11.1 When and why you might switch ¶
Realistic triggers, in roughly increasing order of urgency:
- Cost. A new model from the same provider, or a different
provider entirely, comes in at half the per-token price. At thousands
of memories this matters less than at millions, but it matters.
- Quality. A newer or larger model produces measurably better
recall on your kind of facts. Embedding-model leaderboards (e.g.
MTEB) move every few months; what was state-of-the-art two years ago
is often surpassed today.
- Provider deprecation. Your current provider end-of-lifes
the model you embedded under. Migrating before they yank the API
is cheaper than scrambling after.
- Vendor diversity / data sovereignty. You decide you no
longer want your memory texts traveling to a third party for
embedding.

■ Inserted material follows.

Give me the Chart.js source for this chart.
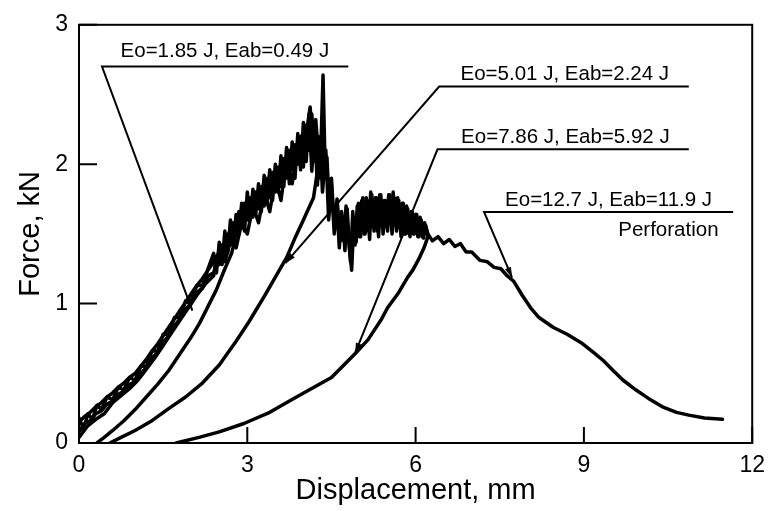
<!DOCTYPE html>
<html>
<head>
<meta charset="utf-8">
<script src="https://cdn.jsdelivr.net/npm/chart.js@4/dist/chart.umd.min.js"></script>
<style>
  body { margin: 0; background: #fff; }
  canvas { display: block; }
</style>
</head>
<body>
<canvas id="grafico" width="774" height="511"></canvas>
<script>
// Ensayo 1: Eo=1.85 J (carga y descarga)
const desp1 = [0, 0.1, 0.2, 0.3, 0.4, 0.5, 0.6, 0.7, 0.8, 0.9, 1.0, 1.1, 1.2, 1.3, 1.4, 1.5, 1.6, 1.7, 1.8, 1.9,
  2.0, 2.1, 2.2, 2.3, 2.4, 2.5, 2.6, 2.7, 2.78,
  2.72, 2.6, 2.45, 2.3, 2.15, 2.0, 1.8, 1.6, 1.4, 1.2, 1.0, 0.8, 0.6, 0.45, 0.32];
const fuerza1 = [0.15, 0.19, 0.22, 0.26, 0.29, 0.33, 0.36, 0.4, 0.43, 0.47, 0.5, 0.55, 0.6, 0.66, 0.71, 0.77, 0.83, 0.89, 0.95, 1.01,
  1.07, 1.13, 1.18, 1.24, 1.3, 1.37, 1.43, 1.5, 1.46,
  1.36, 1.25, 1.1, 0.98, 0.86, 0.76, 0.64, 0.52, 0.42, 0.33, 0.24, 0.16, 0.09, 0.04, 0];

// Ensayo 2: Eo=5.01 J
const desp2 = [0, 0.1, 0.2, 0.3, 0.4, 0.5, 0.6, 0.7, 0.8, 0.9, 1.0, 1.1, 1.2, 1.3, 1.4, 1.5, 1.6, 1.7, 1.8, 1.9,
  2.0, 2.1, 2.2, 2.3, 2.4, 2.5, 2.6, 2.7, 2.8, 2.9, 3.0, 3.1, 3.2, 3.3, 3.4, 3.5, 3.6, 3.7, 3.8, 3.9,
  4.0, 4.05, 4.1, 4.15, 4.2, 4.26, 4.3, 4.35, 4.38,
  4.3, 4.25, 4.18, 4.0, 3.85, 3.7, 3.5, 3.3, 3.03, 2.8, 2.5, 2.2, 1.9, 1.61, 1.3, 1.0, 0.75, 0.55];
const fuerza2 = [0.08, 0.14, 0.16, 0.21, 0.23, 0.28, 0.3, 0.35, 0.37, 0.42, 0.44, 0.5, 0.54, 0.61, 0.65, 0.72, 0.77, 0.84, 0.89, 0.96,
  1.0, 1.08, 1.11, 1.2, 1.22, 1.32, 1.3, 1.45, 1.4, 1.58, 1.5, 1.7, 1.58, 1.8, 1.66, 1.9, 1.74, 2.04, 1.86, 2.12,
  1.98, 2.28, 2.1, 2.36, 2.02, 2.2, 1.95, 2.64, 2.1,
  1.9, 1.95, 1.76, 1.6, 1.47, 1.33, 1.19, 1.05, 0.87, 0.73, 0.56, 0.43, 0.33, 0.25, 0.16, 0.09, 0.04, 0];

// Ensayo 3: Eo=7.86 J
const desp3 = [0, 0.15, 0.3, 0.45, 0.6, 0.75, 0.9, 1.05, 1.2, 1.35, 1.5, 1.65, 1.8, 1.95, 2.1, 2.25,
  2.4, 2.45, 2.5, 2.55, 2.6, 2.65, 2.7, 2.75, 2.8, 2.85, 2.9, 2.95, 3.0, 3.05, 3.1, 3.15, 3.2, 3.25, 3.3, 3.35,
  3.4, 3.45, 3.5, 3.55, 3.6, 3.65, 3.7, 3.75, 3.8, 3.85, 3.9, 3.95, 4.0, 4.06, 4.12, 4.16, 4.22, 4.28, 4.33, 4.38,
  4.42, 4.46, 4.5, 4.55, 4.6, 4.66, 4.7, 4.74, 4.78, 4.82, 4.86, 4.9, 4.94, 4.98, 5.02, 5.06, 5.1, 5.14, 5.18, 5.22,
  5.26, 5.3, 5.34, 5.38, 5.42, 5.46, 5.5, 5.54, 5.58, 5.62, 5.66, 5.7, 5.74, 5.78, 5.82, 5.86, 5.9, 5.94, 5.98, 6.02,
  6.06, 6.1, 6.14, 6.18, 6.22,
  6.15, 6.07, 5.95, 5.86, 5.7, 5.5, 5.38, 5.15, 4.92, 4.7, 4.5, 4.1, 3.79, 3.4, 2.94, 2.5, 2.14, 1.73];
const fuerza3 = [0.04, 0.12, 0.17, 0.21, 0.29, 0.34, 0.39, 0.45, 0.53, 0.61, 0.7, 0.79, 0.88, 0.97, 1.06, 1.14,
  1.2, 1.34, 1.28, 1.42, 1.34, 1.5, 1.42, 1.58, 1.48, 1.66, 1.54, 1.72, 1.6, 1.76, 1.62, 1.8, 1.68, 1.84, 1.7, 1.9,
  1.76, 1.94, 1.8, 1.98, 1.84, 2.04, 1.9, 2.1, 1.96, 2.14, 2.0, 2.2, 2.06, 2.24, 2.41, 2.2, 2.32, 2.0, 2.2, 1.9,
  2.05, 1.7, 1.9, 1.55, 1.75, 1.45, 1.62, 1.38, 1.68, 1.4, 1.24, 1.6, 1.44, 1.72, 1.48, 1.76, 1.5, 1.74, 1.46, 1.78,
  1.52, 1.76, 1.48, 1.78, 1.5, 1.74, 1.52, 1.78, 1.5, 1.76, 1.52, 1.74, 1.48, 1.72, 1.5, 1.68, 1.48, 1.66, 1.5, 1.64,
  1.48, 1.6, 1.47, 1.56, 1.48,
  1.4, 1.33, 1.24, 1.19, 1.08, 0.97, 0.88, 0.74, 0.64, 0.55, 0.47, 0.38, 0.31, 0.22, 0.14, 0.08, 0.04, 0];

// Ensayo 4: Eo=12.7 J (perforación)
const desp4 = [0, 0.08, 0.16, 0.24, 0.32, 0.4, 0.5, 0.6, 0.7, 0.8, 0.9, 1.0, 1.1, 1.2, 1.3, 1.4, 1.5, 1.6, 1.7, 1.8,
  1.9, 2.0, 2.1, 2.2, 2.3, 2.4, 2.45, 2.5, 2.55, 2.6, 2.65, 2.7, 2.75, 2.8, 2.85, 2.9, 2.95, 3.0, 3.05, 3.1,
  3.15, 3.2, 3.25, 3.3, 3.35, 3.4, 3.45, 3.5, 3.55, 3.6, 3.65, 3.7, 3.75, 3.8, 3.85, 3.9, 3.95, 4.0, 4.05, 4.1,
  4.15, 4.2, 4.25, 4.3, 4.34, 4.4, 4.45, 4.5, 4.55, 4.6, 4.64, 4.68, 4.72, 4.76, 4.8, 4.84, 4.88, 4.92, 4.96, 5.0,
  5.04, 5.08, 5.12, 5.16, 5.2, 5.24, 5.28, 5.32, 5.36, 5.4, 5.44, 5.48, 5.52, 5.56, 5.6, 5.64, 5.68, 5.72, 5.76, 5.8,
  5.84, 5.88, 5.92, 5.96, 6.0, 6.04, 6.08, 6.12, 6.16, 6.22, 6.3, 6.4, 6.5, 6.6, 6.7, 6.8, 6.9, 7.0, 7.15, 7.28,
  7.4, 7.52, 7.63, 7.75, 7.9, 8.05, 8.2, 8.45, 8.7, 8.95, 9.17, 9.35, 9.52, 9.7, 9.93, 10.15, 10.4, 10.65, 10.87, 11.15,
  11.47];
const fuerza4 = [0.18, 0.1, 0.21, 0.17, 0.27, 0.24, 0.33, 0.31, 0.4, 0.38, 0.47, 0.45, 0.55, 0.55, 0.66, 0.66, 0.78, 0.78, 0.9, 0.9,
  1.02, 1.02, 1.13, 1.13, 1.25, 1.36, 1.22, 1.44, 1.28, 1.52, 1.36, 1.6, 1.42, 1.64, 1.5, 1.72, 1.52, 1.8, 1.6, 1.82,
  1.64, 1.86, 1.66, 1.92, 1.72, 1.96, 1.74, 2.0, 1.8, 2.06, 1.84, 2.12, 1.86, 2.16, 1.9, 2.22, 1.96, 2.3, 2.02, 2.36,
  1.95, 2.25, 1.85, 2.15, 1.8, 2.1, 1.6, 1.85, 1.5, 1.7, 1.4, 1.66, 1.45, 1.7, 1.5, 1.3, 1.66, 1.42, 1.7, 1.48,
  1.74, 1.5, 1.76, 1.52, 1.8, 1.55, 1.76, 1.52, 1.78, 1.56, 1.74, 1.55, 1.78, 1.58, 1.8, 1.56, 1.76, 1.54, 1.72, 1.5,
  1.7, 1.5, 1.66, 1.5, 1.64, 1.48, 1.62, 1.48, 1.58, 1.5, 1.45, 1.48, 1.43, 1.46, 1.41, 1.43, 1.37, 1.37, 1.31, 1.3,
  1.26, 1.25, 1.2, 1.16, 1.06, 0.97, 0.9, 0.83, 0.78, 0.72, 0.65, 0.59, 0.52, 0.45, 0.38, 0.32, 0.26, 0.22, 0.2, 0.18,
  0.17];

// Textos de las notas
const notasTexto = ['Eo=1.85 J, Eab=0.49 J', 'Eo=5.01 J, Eab=2.24 J', 'Eo=7.86 J, Eab=5.92 J', 'Eo=12.7 J, Eab=11.9 J'];
const textoPerforacion = 'Perforation';

// Posición de cada nota en unidades del gráfico (mm, kN)
const notas = [
  { texto: 0, tx: 2.6, ty: 2.771, x0: 0.41, x1: 4.8, yl: 2.70, px: 2.02, py: 0.95 },
  { texto: 1, tx: 8.66, ty: 2.607, x0: 6.42, x1: 10.87, yl: 2.557, px: 3.68, py: 1.29 },
  { texto: 2, tx: 8.67, ty: 2.15, x0: 6.39, x1: 10.87, yl: 2.107, px: 4.92, py: 0.643 },
  { texto: 3, tx: 9.44, ty: 1.70, x0: 7.22, x1: 11.66, yl: 1.657, px: 7.72, py: 1.186 }
];

const fuente = '"Liberation Sans", Arial, Helvetica, sans-serif';

function puntos(xs, ys) {
  return xs.map((x, i) => ({ x: x, y: ys[i] }));
}

function serie(xs, ys) {
  return {
    data: puntos(xs, ys),
    showLine: true,
    borderColor: '#000',
    backgroundColor: '#000',
    borderWidth: 3.5,
    pointRadius: 0,
    tension: 0,
    borderJoinStyle: 'round',
    borderCapStyle: 'round'
  };
}

// Marco, ticks interiores y notas con flechas
const marcoYNotas = {
  id: 'marcoYNotas',
  afterDraw(chart) {
    const ctx = chart.ctx;
    const a = chart.chartArea;
    const sx = chart.scales.x;
    const sy = chart.scales.y;
    ctx.save();
    ctx.strokeStyle = '#000';
    ctx.lineWidth = 2;
    ctx.strokeRect(a.left, a.top, a.right - a.left, a.bottom - a.top);

    ctx.beginPath();
    sx.ticks.forEach(t => {
      const p = sx.getPixelForValue(t.value);
      ctx.moveTo(p, a.bottom);
      ctx.lineTo(p, a.bottom - 16);
    });
    sy.ticks.forEach(t => {
      const p = sy.getPixelForValue(t.value);
      ctx.moveTo(a.left, p);
      ctx.lineTo(a.left + 18, p);
    });
    ctx.stroke();

    ctx.fillStyle = '#000';
    ctx.font = '20.5px ' + fuente;
    ctx.textBaseline = 'alphabetic';
    notas.forEach(n => {
      const x0 = sx.getPixelForValue(n.x0);
      const x1 = sx.getPixelForValue(n.x1);
      const yl = sy.getPixelForValue(n.yl);
      const px = sx.getPixelForValue(n.px);
      const py = sy.getPixelForValue(n.py);
      ctx.lineWidth = 2;
      ctx.beginPath();
      ctx.moveTo(x1, yl);
      ctx.lineTo(x0, yl);
      ctx.lineTo(px, py);
      ctx.stroke();
      // punta de flecha
      const ang = Math.atan2(py - yl, px - x0);
      ctx.beginPath();
      ctx.moveTo(px, py);
      ctx.lineTo(px - 11 * Math.cos(ang - 0.3), py - 11 * Math.sin(ang - 0.3));
      ctx.lineTo(px - 11 * Math.cos(ang + 0.3), py - 11 * Math.sin(ang + 0.3));
      ctx.closePath();
      ctx.fill();
      ctx.textAlign = 'center';
      ctx.fillText(notasTexto[n.texto], sx.getPixelForValue(n.tx), sy.getPixelForValue(n.ty));
    });
    ctx.textAlign = 'right';
    ctx.fillText(textoPerforacion, sx.getPixelForValue(11.4), sy.getPixelForValue(1.486));
    ctx.restore();
  }
};

const config = {
  type: 'scatter',
  data: {
    datasets: [
      serie(desp1, fuerza1),
      serie(desp2, fuerza2),
      serie(desp3, fuerza3),
      serie(desp4, fuerza4)
    ]
  },
  options: {
    responsive: false,
    animation: false,
    layout: { padding: { left: 0, right: 17, top: 23, bottom: 0 } },
    plugins: { legend: { display: false }, tooltip: { enabled: false } },
    scales: {
      x: {
        type: 'linear',
        min: 0,
        max: 12,
        grid: { display: false, drawTicks: false },
        border: { display: false },
        ticks: { stepSize: 3, color: '#000', padding: 9, font: { size: 23, family: fuente } },
        title: { display: true, text: 'Displacement, mm', color: '#000', font: { size: 29, family: fuente, lineHeight: 1 }, padding: { top: 0, bottom: 6 } },
        afterFit: scale => { scale.height = 68; }
      },
      y: {
        type: 'linear',
        min: 0,
        max: 3,
        grid: { display: false, drawTicks: false },
        border: { display: false },
        ticks: { stepSize: 1, color: '#000', padding: 11, font: { size: 23, family: fuente } },
        title: { display: true, text: 'Force, kN', color: '#000', font: { size: 29, family: fuente, lineHeight: 1 }, padding: { top: 16, bottom: 0 } },
        afterFit: scale => { scale.width = 79; }
      }
    }
  },
  plugins: [marcoYNotas]
};

new Chart(document.getElementById('grafico').getContext('2d'), config);
</script>
</body>
</html>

You move to a self-hosted model (Ollama,
sentence-transformers, BGE, etc.).
- Local privacy / air-gap. Same as above: the entire pipeline
becomes on-host. No outbound traffic at all.
- You changed your mind about the dimension. You started with
a 1536-dim model because that was the default and now want to drop to
768 to save disk + index memory, or move up to 3072 for higher
quality.
You are not changing the LLMs that use the memory store — Claude,
ChatGPT, Gemini connect over MCP and don’t care which embedding model
produced the vectors they’re searching. The CLI’s teach
subcommand uses an independent LLM for fact extraction (separate
config, separate endpoint, separate API key) and has no data-shape
effect on the server. Switching the server’s embedding provider has
no effect on the teach LLM, and vice versa.